__INFORMATION PROVIDED__.

— start —

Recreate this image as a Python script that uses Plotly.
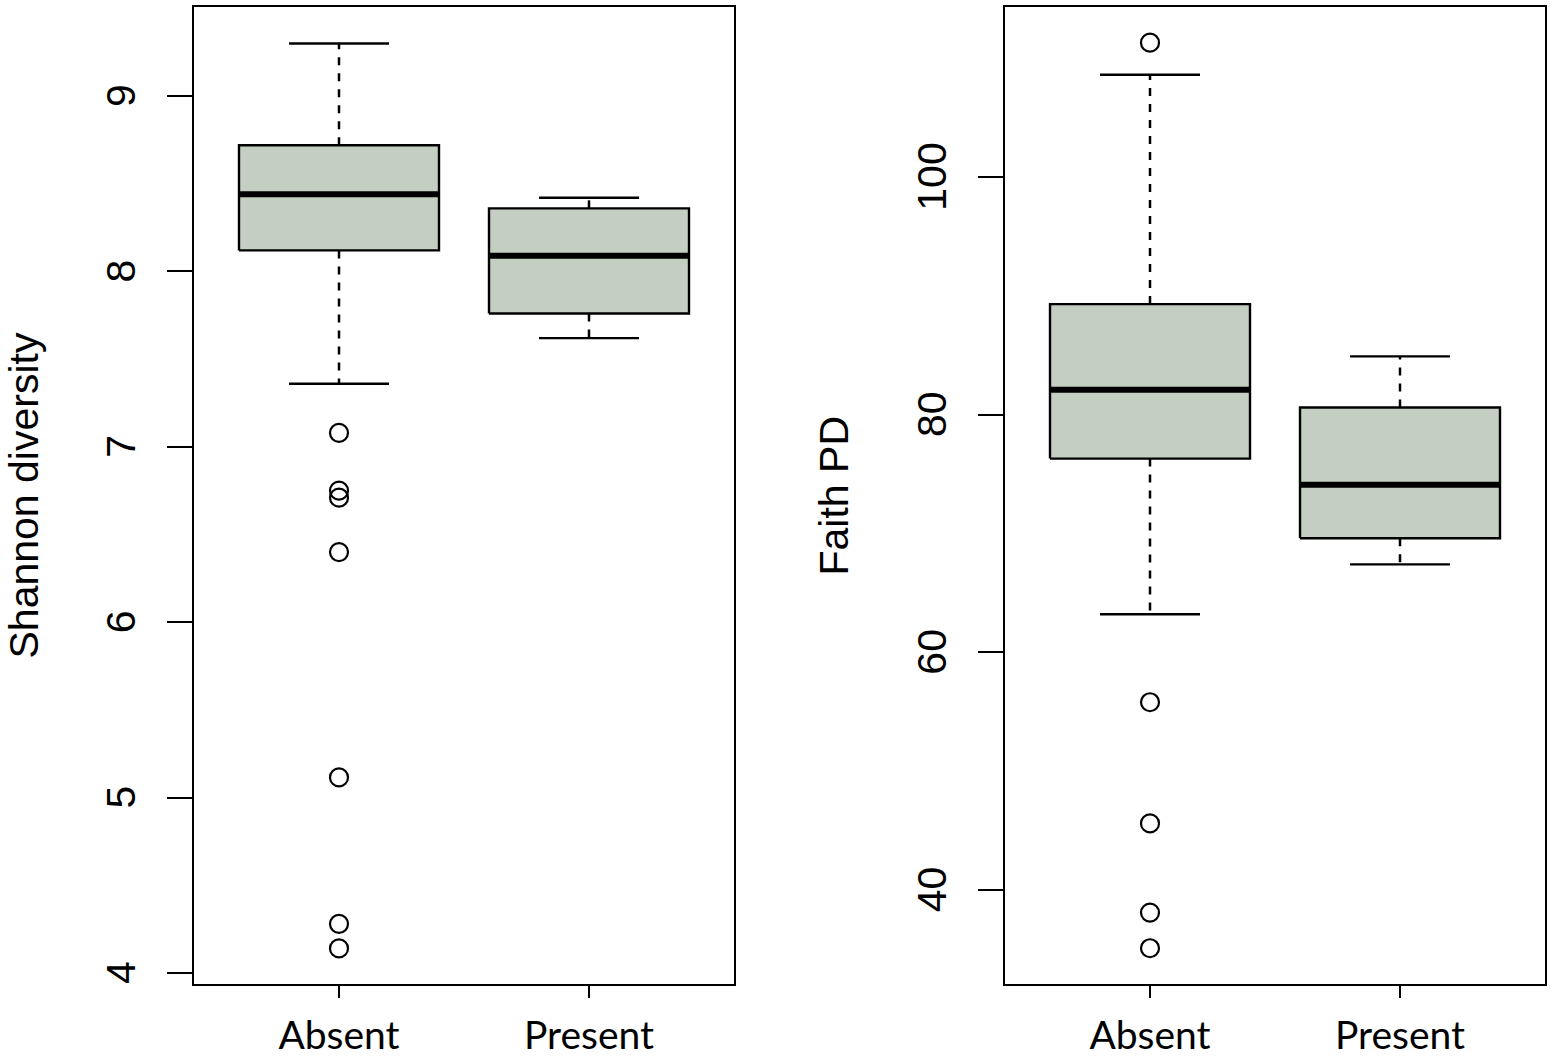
import plotly.graph_objects as go

groups = ["Absent", "Present"]
positions = [1, 2]

# Shannon diversity (left panel) - box statistics per group
sh_lower = [7.36, 7.62]
sh_q1 = [8.12, 7.76]
sh_med = [8.44, 8.09]
sh_q3 = [8.72, 8.36]
sh_upper = [9.30, 8.42]
sh_outliers = [[7.08, 6.75, 6.71, 6.40, 5.115, 4.28, 4.14], []]

# Faith PD (right panel)
fp_lower = [63.2, 67.4]
fp_q1 = [76.3, 69.6]
fp_med = [82.1, 74.1]
fp_q3 = [89.3, 80.6]
fp_upper = [108.6, 84.9]
fp_outliers = [[111.3, 55.8, 45.6, 38.1, 35.1], []]

sh_ticks = [4, 5, 6, 7, 8, 9]
fp_ticks = [40, 60, 80, 100]

FILL = "#C4CEC3"
BOX_HALF = 0.4
CAP_HALF = 0.2

fig = go.Figure()


def add_panel(fig, xa, ya, lower, q1, med, q3, upper, outliers):
    for i, p in enumerate(positions):
        # whiskers (dashed)
        fig.add_trace(go.Scatter(x=[p, p, None, p, p], y=[q3[i], upper[i], None, q1[i], lower[i]],
                                 mode="lines", line=dict(color="black", width=2.5, dash="8px,8px"),
                                 xaxis=xa, yaxis=ya, hoverinfo="skip", showlegend=False))
        # caps
        fig.add_trace(go.Scatter(x=[p - CAP_HALF, p + CAP_HALF, None, p - CAP_HALF, p + CAP_HALF],
                                 y=[upper[i], upper[i], None, lower[i], lower[i]],
                                 mode="lines", line=dict(color="black", width=2.4),
                                 xaxis=xa, yaxis=ya, hoverinfo="skip", showlegend=False))
        # box
        fig.add_trace(go.Scatter(x=[p - BOX_HALF, p + BOX_HALF, p + BOX_HALF, p - BOX_HALF, p - BOX_HALF],
                                 y=[q1[i], q1[i], q3[i], q3[i], q1[i]],
                                 mode="lines", fill="toself", fillcolor=FILL,
                                 line=dict(color="black", width=2.4),
                                 xaxis=xa, yaxis=ya, hoverinfo="skip", showlegend=False))
        # median
        fig.add_trace(go.Scatter(x=[p - BOX_HALF, p + BOX_HALF], y=[med[i], med[i]],
                                 mode="lines", line=dict(color="black", width=6),
                                 xaxis=xa, yaxis=ya, hoverinfo="skip", showlegend=False))
        # outliers
        if outliers[i]:
            fig.add_trace(go.Scatter(x=[p] * len(outliers[i]), y=outliers[i], mode="markers",
                                     marker=dict(symbol="circle-open", size=18, color="black",
                                                 line=dict(width=2.2, color="black")),
                                     xaxis=xa, yaxis=ya, hoverinfo="skip", showlegend=False))


add_panel(fig, "x", "y", sh_lower, sh_q1, sh_med, sh_q3, sh_upper, sh_outliers)
add_panel(fig, "x2", "y2", fp_lower, fp_q1, fp_med, fp_q3, fp_upper, fp_outliers)

W, H = 1550, 1056
ydom = [1 - 984 / H, 1 - 7 / H]

xcommon = dict(range=[0.42, 2.58], tickmode="array", tickvals=positions, ticktext=groups,
               ticks="outside", ticklen=12, tickwidth=2, tickcolor="black",
               showline=True, linecolor="black", linewidth=2, mirror=True,
               showgrid=False, zeroline=False, automargin=False, ticklabelstandoff=4,
               tickfont=dict(family="Lato", size=39, color="black"))
ycommon = dict(ticks="outside", ticklen=25, tickwidth=2, tickcolor="black",
               showline=True, linecolor="black", linewidth=2, mirror=True,
               showgrid=False, zeroline=False, automargin=False, tickangle=-90,
               ticklabelstandoff=16, tickmode="array",
               tickfont=dict(family="Liberation Sans", size=41, color="black"),
               domain=ydom)

fig.update_layout(
    width=W, height=H,
    margin=dict(l=0, r=0, t=0, b=0),
    paper_bgcolor="white", plot_bgcolor="white",
    showlegend=False,
    xaxis=dict(domain=[194 / W, 734 / W], anchor="y", **xcommon),
    xaxis2=dict(domain=[1005 / W, 1545 / W], anchor="y2", **xcommon),
    yaxis=dict(anchor="x", range=[3.937, 9.508], tickvals=sh_ticks,
               ticktext=[f"{t}\u00a0" for t in sh_ticks], **ycommon),
    yaxis2=dict(anchor="x2", range=[32.09, 114.3], tickvals=fp_ticks,
                ticktext=[f"{t}\u00a0" for t in fp_ticks], **ycommon),
    annotations=[
        dict(text="Shannon diversity", textangle=-90, xref="paper", yref="paper",
             x=23 / W, y=1 - 495.5 / H, xanchor="center", yanchor="middle", showarrow=False,
             font=dict(family="Liberation Sans", size=41, color="black")),
        dict(text="Faith PD", textangle=-90, xref="paper", yref="paper",
             x=833 / W, y=1 - 495.5 / H, xanchor="center", yanchor="middle", showarrow=False,
             font=dict(family="Liberation Sans", size=41, color="black")),
    ],
)

fig.write_html("out.html", config={"displayModeBar": False},
               post_script="document.body.style.margin='0px';")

— end —

__STATED EXERCISE__. From the first line of the listing above, repeat every line through the one holding "fig = go.Figure()". Both ends count, and pictures stay out.

__THE COMPLETED TASK__.
Recreate this image as a Python script that uses Plotly.
import plotly.graph_objects as go

groups = ["Absent", "Present"]
positions = [1, 2]

# Shannon diversity (left panel) - box statistics per group
sh_lower = [7.36, 7.62]
sh_q1 = [8.12, 7.76]
sh_med = [8.44, 8.09]
sh_q3 = [8.72, 8.36]
sh_upper = [9.30, 8.42]
sh_outliers = [[7.08, 6.75, 6.71, 6.40, 5.115, 4.28, 4.14], []]

# Faith PD (right panel)
fp_lower = [63.2, 67.4]
fp_q1 = [76.3, 69.6]
fp_med = [82.1, 74.1]
fp_q3 = [89.3, 80.6]
fp_upper = [108.6, 84.9]
fp_outliers = [[111.3, 55.8, 45.6, 38.1, 35.1], []]

sh_ticks = [4, 5, 6, 7, 8, 9]
fp_ticks = [40, 60, 80, 100]

FILL = "#C4CEC3"
BOX_HALF = 0.4
CAP_HALF = 0.2

fig = go.Figure()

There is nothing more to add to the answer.